Set down, exactly as written, the lines from the top of the data to the line that holds "-2.80, -2.72, -2.65]", and omit the pictures.

═══ SOURCE EXCERPT ═══

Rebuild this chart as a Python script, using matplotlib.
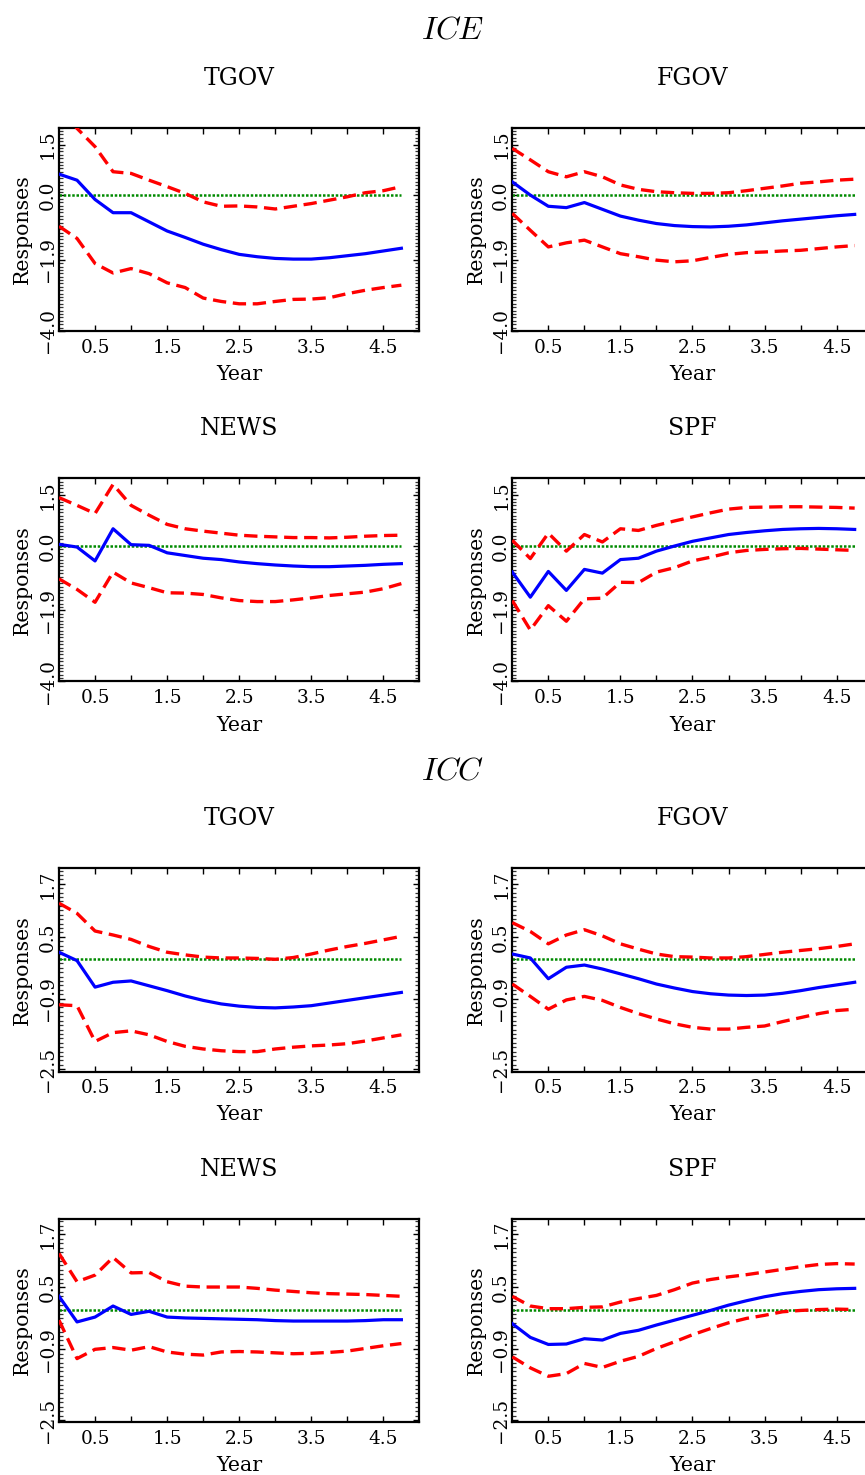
import matplotlib
matplotlib.use("Agg")
import matplotlib.pyplot as plt
from matplotlib.ticker import MultipleLocator, FixedLocator
import numpy as np

plt.rcParams["mathtext.fontset"] = "cm"
plt.rcParams["font.family"] = ["DejaVu Serif"]

# Quarterly horizon, in years
years = np.arange(20) * 0.25

# ---- ICE: median response and error bands ----
ice_tgov_mid = [0.63, 0.45, -0.12, -0.51, -0.51, -0.78, -1.05, -1.24, -1.44, -1.60,
                -1.74, -1.81, -1.86, -1.88, -1.88, -1.84, -1.78, -1.72, -1.64, -1.56]
ice_tgov_hi = [2.55, 1.98, 1.44, 0.70, 0.65, 0.45, 0.26, 0.06, -0.19, -0.32,
               -0.31, -0.34, -0.40, -0.32, -0.24, -0.14, -0.04, 0.08, 0.14, 0.26]
ice_tgov_lo = [-0.91, -1.27, -2.01, -2.29, -2.16, -2.31, -2.58, -2.72, -3.03, -3.13,
               -3.20, -3.20, -3.13, -3.07, -3.06, -3.02, -2.90, -2.80, -2.72, -2.65]

ice_fgov_mid = [0.40, 0.01, -0.32, -0.36, -0.21, -0.41, -0.61, -0.73, -0.83, -0.89,
                -0.92, -0.93, -0.91, -0.87, -0.81, -0.75, -0.70, -0.65, -0.60, -0.56]
ice_fgov_hi = [1.39, 1.05, 0.70, 0.55, 0.70, 0.55, 0.31, 0.18, 0.11, 0.08,
               0.06, 0.06, 0.08, 0.14, 0.21, 0.28, 0.36, 0.40, 0.45, 0.48]
ice_fgov_lo = [-0.53, -1.03, -1.52, -1.40, -1.32, -1.52, -1.72, -1.81, -1.91, -1.96,
               -1.93, -1.83, -1.74, -1.69, -1.67, -1.64, -1.62, -1.57, -1.52, -1.48]

ice_news_mid = [0.05, -0.03, -0.44, 0.51, 0.04, 0.02, -0.20, -0.28, -0.36, -0.40,
                -0.47, -0.52, -0.56, -0.59, -0.61, -0.61, -0.59, -0.57, -0.54, -0.52]
ice_news_hi = [1.43, 1.20, 0.96, 1.82, 1.20, 0.91, 0.64, 0.51, 0.44, 0.38,
               0.32, 0.29, 0.27, 0.25, 0.25, 0.24, 0.26, 0.29, 0.31, 0.32]
ice_news_lo = [-0.97, -1.28, -1.66, -0.77, -1.09, -1.23, -1.38, -1.39, -1.43, -1.53,
               -1.61, -1.64, -1.64, -1.59, -1.53, -1.46, -1.41, -1.36, -1.26, -1.11]

ice_spf_mid = [-0.77, -1.51, -0.75, -1.31, -0.69, -0.80, -0.40, -0.36, -0.15, 0.00,
               0.14, 0.24, 0.34, 0.40, 0.45, 0.49, 0.51, 0.52, 0.51, 0.49]
ice_spf_hi = [0.17, -0.37, 0.38, -0.15, 0.34, 0.12, 0.51, 0.46, 0.61, 0.74,
              0.86, 0.98, 1.09, 1.14, 1.15, 1.16, 1.16, 1.15, 1.14, 1.12]
ice_spf_lo = [-1.61, -2.48, -1.76, -2.22, -1.56, -1.54, -1.07, -1.08, -0.77, -0.64,
              -0.44, -0.33, -0.20, -0.13, -0.10, -0.08, -0.07, -0.09, -0.11, -0.13]

# ---- ICC: median response and error bands ----
icc_tgov_mid = [0.15, -0.04, -0.64, -0.53, -0.50, -0.61, -0.72, -0.84, -0.94, -1.02,
                -1.07, -1.10, -1.11, -1.09, -1.06, -1.00, -0.94, -0.88, -0.82, -0.76]
icc_tgov_hi = [1.26, 1.03, 0.63, 0.54, 0.44, 0.28, 0.15, 0.09, 0.04, 0.02,
               0.02, 0.01, -0.01, 0.03, 0.11, 0.20, 0.28, 0.35, 0.43, 0.51]
icc_tgov_lo = [-1.04, -1.06, -1.87, -1.67, -1.63, -1.72, -1.87, -1.98, -2.04, -2.08,
               -2.10, -2.10, -2.04, -2.00, -1.97, -1.95, -1.92, -1.86, -1.79, -1.72]

icc_fgov_mid = [0.11, 0.02, -0.45, -0.19, -0.14, -0.23, -0.34, -0.45, -0.57, -0.66,
                -0.74, -0.79, -0.82, -0.83, -0.82, -0.78, -0.72, -0.65, -0.59, -0.53]
icc_fgov_hi = [0.82, 0.62, 0.34, 0.54, 0.66, 0.52, 0.34, 0.22, 0.11, 0.05,
               0.04, 0.02, 0.02, 0.05, 0.10, 0.15, 0.19, 0.23, 0.28, 0.34]
icc_fgov_lo = [-0.57, -0.85, -1.14, -0.93, -0.85, -0.94, -1.10, -1.24, -1.36, -1.47,
               -1.55, -1.59, -1.59, -1.55, -1.52, -1.42, -1.33, -1.24, -1.17, -1.14]

icc_news_mid = [0.30, -0.28, -0.17, 0.08, -0.11, -0.04, -0.17, -0.19, -0.20, -0.21,
                -0.22, -0.23, -0.25, -0.26, -0.26, -0.26, -0.26, -0.25, -0.23, -0.23]
icc_news_hi = [1.27, 0.63, 0.78, 1.18, 0.83, 0.84, 0.63, 0.53, 0.51, 0.51,
               0.51, 0.48, 0.44, 0.41, 0.38, 0.36, 0.35, 0.34, 0.32, 0.30]
icc_news_lo = [-0.24, -1.11, -0.90, -0.86, -0.92, -0.84, -0.96, -1.01, -1.03, -0.96,
               -0.95, -0.96, -0.98, -1.00, -0.99, -0.97, -0.94, -0.88, -0.82, -0.77]

icc_spf_mid = [-0.32, -0.63, -0.79, -0.78, -0.66, -0.69, -0.54, -0.47, -0.35, -0.24,
               -0.13, -0.02, 0.10, 0.20, 0.29, 0.36, 0.41, 0.45, 0.47, 0.48]
icc_spf_hi = [0.30, 0.08, 0.02, 0.02, 0.05, 0.06, 0.17, 0.25, 0.32, 0.45,
              0.60, 0.68, 0.74, 0.79, 0.85, 0.91, 0.97, 1.02, 1.04, 1.03]
icc_spf_lo = [-1.07, -1.32, -1.51, -1.45, -1.22, -1.31, -1.17, -1.06, -0.88, -0.73,
              -0.57, -0.43, -0.30, -0.20, -0.13, -0.05, -0.02, 0.00, 0.01, 0.00]

variables = ["TGOV", "FGOV", "NEWS", "SPF"]
x_tick_labels = ["0.5", "1.5", "2.5", "3.5", "4.5"]
ice_ytick_values = [-4.0, -1.9, 0.0, 1.5]
ice_ytick_labels = ["\u22124.0", "\u22121.9", "0.0", "1.5"]
icc_ytick_values = [-2.5, -0.9, 0.5, 1.7]
icc_ytick_labels = ["\u22122.5", "\u22120.9", "0.5", "1.7"]

ice_series = [(ice_tgov_mid, ice_tgov_lo, ice_tgov_hi),
              (ice_fgov_mid, ice_fgov_lo, ice_fgov_hi),
              (ice_news_mid, ice_news_lo, ice_news_hi),
              (ice_spf_mid, ice_spf_lo, ice_spf_hi)]
icc_series = [(icc_tgov_mid, icc_tgov_lo, icc_tgov_hi),
              (icc_fgov_mid, icc_fgov_lo, icc_fgov_hi),
              (icc_news_mid, icc_news_lo, icc_news_hi),
              (icc_spf_mid, icc_spf_lo, icc_spf_hi)]

W, H = 865, 1475
fig = plt.figure(figsize=(W / 100, H / 100), dpi=100)
fig.patch.set_facecolor("white")

AX_W, AX_H = 360.4, 203.2
COL_LEFT = [59.0, 512.3]
ROW_TOP = [127.7, 478.3, 868.3, 1219.0]


def fy(py):
    return 1 - py / H


def fx(px):
    return px / W


def draw_panel(left, top, name, series, ylim, yticks, ylabels):
    ax = fig.add_axes([fx(left), fy(top + AX_H), AX_W / W, AX_H / H])
    mid, lo, hi = series
    ax.plot(years, np.zeros_like(years), color="#008a00", lw=1.8,
            linestyle=(0, (1, 0.7)), zorder=2)
    ax.plot(years, hi, color="#ff0000", lw=2.4, linestyle=(0, (4, 2)), zorder=3)
    ax.plot(years, lo, color="#ff0000", lw=2.4, linestyle=(0, (4, 2)), zorder=3)
    ax.plot(years, mid, color="#0000ff", lw=2.3, zorder=4)
    ax.set_xlim(0, 5)
    ax.set_ylim(*ylim)

    ax.xaxis.set_major_locator(FixedLocator([0.5, 1.5, 2.5, 3.5, 4.5]))
    ax.xaxis.set_minor_locator(FixedLocator([1.0, 2.0, 3.0, 4.0]))
    ax.set_xticklabels(x_tick_labels, fontsize=13.3)
    ax.yaxis.set_major_locator(FixedLocator(yticks))
    ax.yaxis.set_minor_locator(MultipleLocator(0.1))
    ax.set_yticklabels(ylabels, fontsize=13.3, rotation=90, va="center")

    ax.tick_params(axis="x", which="both", direction="in", top=True, bottom=True,
                   length=4.5, width=1.0, pad=5.5)
    ax.tick_params(axis="y", which="major", direction="in", left=True, right=True,
                   length=4.5, width=1.0, pad=1.5)
    ax.tick_params(axis="y", which="minor", direction="in", left=True, right=True,
                   length=3.2, width=0.9, color="#333333")
    for sp in ax.spines.values():
        sp.set_linewidth(1.6)

    cx = left + AX_W / 2
    fig.text(fx(cx), fy(top - 43), name, ha="center", va="baseline", fontsize=17)
    fig.text(fx(cx), fy(top + AX_H + 49), "Year", ha="center", va="baseline",
             fontsize=14.8)
    fig.text(fx(left - 30.7), fy(top + AX_H / 2), "Responses", rotation=90,
             rotation_mode="anchor", ha="center", va="baseline", fontsize=14.8)
    return ax


for series_list, rows, ylim, yt, yl in [
        (ice_series, ROW_TOP[:2], (-4.0, 2.0), ice_ytick_values, ice_ytick_labels),
        (icc_series, ROW_TOP[2:], (-2.55, 2.05), icc_ytick_values, icc_ytick_labels)]:
    for i, name in enumerate(variables):
        r, c = divmod(i, 2)
        draw_panel(COL_LEFT[c], rows[r], name, series_list[i], ylim, yt, yl)

fig.text(fx(453), fy(38.3), r"$ICE$", ha="center", va="baseline", fontsize=23)
fig.text(fx(453), fy(779.3), r"$ICC$", ha="center", va="baseline", fontsize=23)

fig.savefig("out.png", dpi=100, facecolor="white")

═══

SOLUTION TO THE EXERCISE »
Rebuild this chart as a Python script, using matplotlib.
import matplotlib
matplotlib.use("Agg")
import matplotlib.pyplot as plt
from matplotlib.ticker import MultipleLocator, FixedLocator
import numpy as np

plt.rcParams["mathtext.fontset"] = "cm"
plt.rcParams["font.family"] = ["DejaVu Serif"]

# Quarterly horizon, in years
years = np.arange(20) * 0.25

# ---- ICE: median response and error bands ----
ice_tgov_mid = [0.63, 0.45, -0.12, -0.51, -0.51, -0.78, -1.05, -1.24, -1.44, -1.60,
                -1.74, -1.81, -1.86, -1.88, -1.88, -1.84, -1.78, -1.72, -1.64, -1.56]
ice_tgov_hi = [2.55, 1.98, 1.44, 0.70, 0.65, 0.45, 0.26, 0.06, -0.19, -0.32,
               -0.31, -0.34, -0.40, -0.32, -0.24, -0.14, -0.04, 0.08, 0.14, 0.26]
ice_tgov_lo = [-0.91, -1.27, -2.01, -2.29, -2.16, -2.31, -2.58, -2.72, -3.03, -3.13,
               -3.20, -3.20, -3.13, -3.07, -3.06, -3.02, -2.90, -2.80, -2.72, -2.65]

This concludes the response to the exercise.